# Instruction:
Copy the listing below in full and skip every picture.
** begin **
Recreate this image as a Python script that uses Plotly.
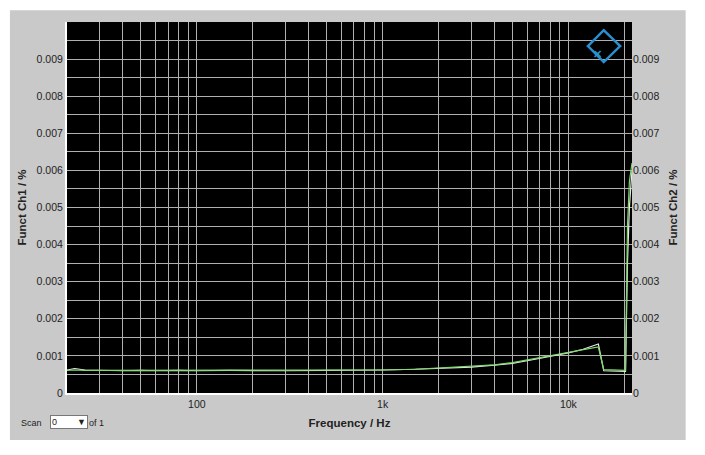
import plotly.graph_objects as go
import numpy as np

freq = [20, 22, 25, 30, 40, 50, 60, 80, 100, 150, 200, 300, 500, 700, 1000, 1500, 2000, 3000, 4000, 5000, 6000, 8000, 10000, 12000, 14500, 15500, 18000, 20300, 20800, 21300, 22000]
ch1 = [0.00062, 0.00066, 0.00062, 0.00061, 0.00060, 0.00061, 0.00060, 0.00061, 0.00060, 0.00061, 0.00060, 0.00060, 0.00061, 0.00061, 0.00062, 0.00064, 0.00066, 0.00070, 0.00075, 0.00080, 0.00087, 0.00098, 0.00108, 0.00118, 0.00132, 0.00060, 0.00060, 0.00058, 0.0035, 0.0050, 0.0060]
ch2 = [0.00061, 0.00062, 0.00061, 0.00061, 0.00061, 0.00061, 0.00061, 0.00061, 0.00061, 0.00061, 0.00061, 0.00061, 0.00061, 0.00061, 0.00062, 0.00064, 0.00067, 0.00072, 0.00076, 0.00082, 0.00089, 0.00100, 0.00110, 0.00116, 0.00124, 0.00063, 0.00062, 0.00061, 0.0045, 0.0057, 0.0062]
yticks = [0, 0.001, 0.002, 0.003, 0.004, 0.005, 0.006, 0.007, 0.008, 0.009]
ylabels = ["0"] + [f"{v:.3f}" for v in yticks[1:]]
xtickvals = [100, 1000, 10000]
xticklabels = ["100", "1k", "10k"]
minor_x = [m * 10**e for e in (1, 2, 3, 4) for m in range(2, 10) if 20 <= m * 10**e <= 22000 and m * 10**e not in (100, 1000, 10000)]
minor_y = [0.0005 + 0.001 * i for i in range(10)]

fig = go.Figure()
fig.add_trace(go.Scatter(x=freq, y=ch1, mode="lines", line=dict(color="#e8e8e8", width=1.2), showlegend=False))
fig.add_trace(go.Scatter(x=freq, y=ch2, mode="lines", line=dict(color="#7ddc6a", width=1.2), yaxis="y2", showlegend=False))

grid = "#b0b0b0"
W = "white"
fig.update_layout(
    width=697, height=447,
    margin=dict(l=59, r=73, t=14, b=62),
    paper_bgcolor="#c9c9c9", plot_bgcolor="black",
    font=dict(family="Liberation Sans, Arial", size=10.5, color="#222"),
    xaxis=dict(type="log", range=[np.log10(20), np.log10(22000)], tickvals=xtickvals, ticktext=xticklabels,
               showgrid=True, gridcolor=grid, gridwidth=1, zeroline=False, ticks="",
               minor=dict(tickvals=minor_x, showgrid=True, gridcolor=grid, gridwidth=1),
               title=dict(text="<b>Frequency / Hz</b>", font=dict(size=11.5), standoff=10),
               linecolor="white", linewidth=2),
    yaxis=dict(range=[0, 0.01], tickvals=yticks, ticktext=ylabels, showgrid=True, gridcolor=grid,
               zeroline=False, ticks="", minor=dict(tickvals=minor_y, showgrid=True, gridcolor=grid),
               title=dict(text="<b>Funct Ch1 / %</b>", font=dict(size=11.5), standoff=8),
               linecolor="white", linewidth=2),
    yaxis2=dict(range=[0, 0.01], tickvals=yticks, ticktext=ylabels, overlaying="y", side="right",
                showgrid=False, zeroline=False, ticks="",
                title=dict(text="<b>Funct Ch2 / %</b>", font=dict(size=11.5), standoff=10)),
    shapes=[
        dict(type="path", xref="paper", yref="paper",
             path="M 0.922 0.935 L 0.950 0.978 L 0.979 0.935 L 0.950 0.892 Z",
             line=dict(color="#2a8fd0", width=2.5), fillcolor="rgba(0,0,0,0)"),
        dict(type="rect", xref="paper", yref="paper", x0=-0.2, x1=-0.101, y0=-0.3, y1=1.2, fillcolor=W, line=dict(width=0)),
        dict(type="rect", xref="paper", yref="paper", x0=1.095, x1=1.3, y0=-0.3, y1=1.2, fillcolor=W, line=dict(width=0)),
        dict(type="rect", xref="paper", yref="paper", x0=-0.2, x1=1.3, y0=1.032, y1=1.2, fillcolor=W, line=dict(width=0)),
        dict(type="rect", xref="paper", yref="paper", x0=-0.2, x1=1.3, y0=-0.3, y1=-0.127, fillcolor=W, line=dict(width=0)),
    ],
)
fig.add_annotation(text="<b>✕</b>", x=0.950, y=0.935, xref="paper", yref="paper", showarrow=False,
                   font=dict(color="#2a8fd0", size=11))
fig.add_annotation(text="Scan", x=-0.085, y=-0.1, xref="paper", yref="paper", xanchor="left", showarrow=False, font=dict(size=9))
fig.add_annotation(text="0&nbsp;&nbsp;&nbsp;&nbsp;&nbsp;&nbsp;&nbsp;&nbsp;▼", x=-0.03, y=-0.097, xref="paper", yref="paper", xanchor="left",
                   showarrow=False, bgcolor="white", bordercolor="#777", borderwidth=1, font=dict(size=9))
fig.add_annotation(text="of 1", x=0.035, y=-0.1, xref="paper", yref="paper", xanchor="left", showarrow=False, font=dict(size=9))
fig.write_html("out.html")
** end **
# Written solution:
Recreate this image as a Python script that uses Plotly.
import plotly.graph_objects as go
import numpy as np

freq = [20, 22, 25, 30, 40, 50, 60, 80, 100, 150, 200, 300, 500, 700, 1000, 1500, 2000, 3000, 4000, 5000, 6000, 8000, 10000, 12000, 14500, 15500, 18000, 20300, 20800, 21300, 22000]
ch1 = [0.00062, 0.00066, 0.00062, 0.00061, 0.00060, 0.00061, 0.00060, 0.00061, 0.00060, 0.00061, 0.00060, 0.00060, 0.00061, 0.00061, 0.00062, 0.00064, 0.00066, 0.00070, 0.00075, 0.00080, 0.00087, 0.00098, 0.00108, 0.00118, 0.00132, 0.00060, 0.00060, 0.00058, 0.0035, 0.0050, 0.0060]
ch2 = [0.00061, 0.00062, 0.00061, 0.00061, 0.00061, 0.00061, 0.00061, 0.00061, 0.00061, 0.00061, 0.00061, 0.00061, 0.00061, 0.00061, 0.00062, 0.00064, 0.00067, 0.00072, 0.00076, 0.00082, 0.00089, 0.00100, 0.00110, 0.00116, 0.00124, 0.00063, 0.00062, 0.00061, 0.0045, 0.0057, 0.0062]
yticks = [0, 0.001, 0.002, 0.003, 0.004, 0.005, 0.006, 0.007, 0.008, 0.009]
ylabels = ["0"] + [f"{v:.3f}" for v in yticks[1:]]
xtickvals = [100, 1000, 10000]
xticklabels = ["100", "1k", "10k"]
minor_x = [m * 10**e for e in (1, 2, 3, 4) for m in range(2, 10) if 20 <= m * 10**e <= 22000 and m * 10**e not in (100, 1000, 10000)]
minor_y = [0.0005 + 0.001 * i for i in range(10)]

fig = go.Figure()
fig.add_trace(go.Scatter(x=freq, y=ch1, mode="lines", line=dict(color="#e8e8e8", width=1.2), showlegend=False))
fig.add_trace(go.Scatter(x=freq, y=ch2, mode="lines", line=dict(color="#7ddc6a", width=1.2), yaxis="y2", showlegend=False))

grid = "#b0b0b0"
W = "white"
fig.update_layout(
    width=697, height=447,
    margin=dict(l=59, r=73, t=14, b=62),
    paper_bgcolor="#c9c9c9", plot_bgcolor="black",
    font=dict(family="Liberation Sans, Arial", size=10.5, color="#222"),
    xaxis=dict(type="log", range=[np.log10(20), np.log10(22000)], tickvals=xtickvals, ticktext=xticklabels,
               showgrid=True, gridcolor=grid, gridwidth=1, zeroline=False, ticks="",
               minor=dict(tickvals=minor_x, showgrid=True, gridcolor=grid, gridwidth=1),
               title=dict(text="<b>Frequency / Hz</b>", font=dict(size=11.5), standoff=10),
               linecolor="white", linewidth=2),
    yaxis=dict(range=[0, 0.01], tickvals=yticks, ticktext=ylabels, showgrid=True, gridcolor=grid,
               zeroline=False, ticks="", minor=dict(tickvals=minor_y, showgrid=True, gridcolor=grid),
               title=dict(text="<b>Funct Ch1 / %</b>", font=dict(size=11.5), standoff=8),
               linecolor="white", linewidth=2),
    yaxis2=dict(range=[0, 0.01], tickvals=yticks, ticktext=ylabels, overlaying="y", side="right",
                showgrid=False, zeroline=False, ticks="",
                title=dict(text="<b>Funct Ch2 / %</b>", font=dict(size=11.5), standoff=10)),
    shapes=[
        dict(type="path", xref="paper", yref="paper",
             path="M 0.922 0.935 L 0.950 0.978 L 0.979 0.935 L 0.950 0.892 Z",
             line=dict(color="#2a8fd0", width=2.5), fillcolor="rgba(0,0,0,0)"),
        dict(type="rect", xref="paper", yref="paper", x0=-0.2, x1=-0.101, y0=-0.3, y1=1.2, fillcolor=W, line=dict(width=0)),
        dict(type="rect", xref="paper", yref="paper", x0=1.095, x1=1.3, y0=-0.3, y1=1.2, fillcolor=W, line=dict(width=0)),
        dict(type="rect", xref="paper", yref="paper", x0=-0.2, x1=1.3, y0=1.032, y1=1.2, fillcolor=W, line=dict(width=0)),
        dict(type="rect", xref="paper", yref="paper", x0=-0.2, x1=1.3, y0=-0.3, y1=-0.127, fillcolor=W, line=dict(width=0)),
    ],
)
fig.add_annotation(text="<b>✕</b>", x=0.950, y=0.935, xref="paper", yref="paper", showarrow=False,
                   font=dict(color="#2a8fd0", size=11))
fig.add_annotation(text="Scan", x=-0.085, y=-0.1, xref="paper", yref="paper", xanchor="left", showarrow=False, font=dict(size=9))
fig.add_annotation(text="0&nbsp;&nbsp;&nbsp;&nbsp;&nbsp;&nbsp;&nbsp;&nbsp;▼", x=-0.03, y=-0.097, xref="paper", yref="paper", xanchor="left",
                   showarrow=False, bgcolor="white", bordercolor="#777", borderwidth=1, font=dict(size=9))
fig.add_annotation(text="of 1", x=0.035, y=-0.1, xref="paper", yref="paper", xanchor="left", showarrow=False, font=dict(size=9))
fig.write_html("out.html")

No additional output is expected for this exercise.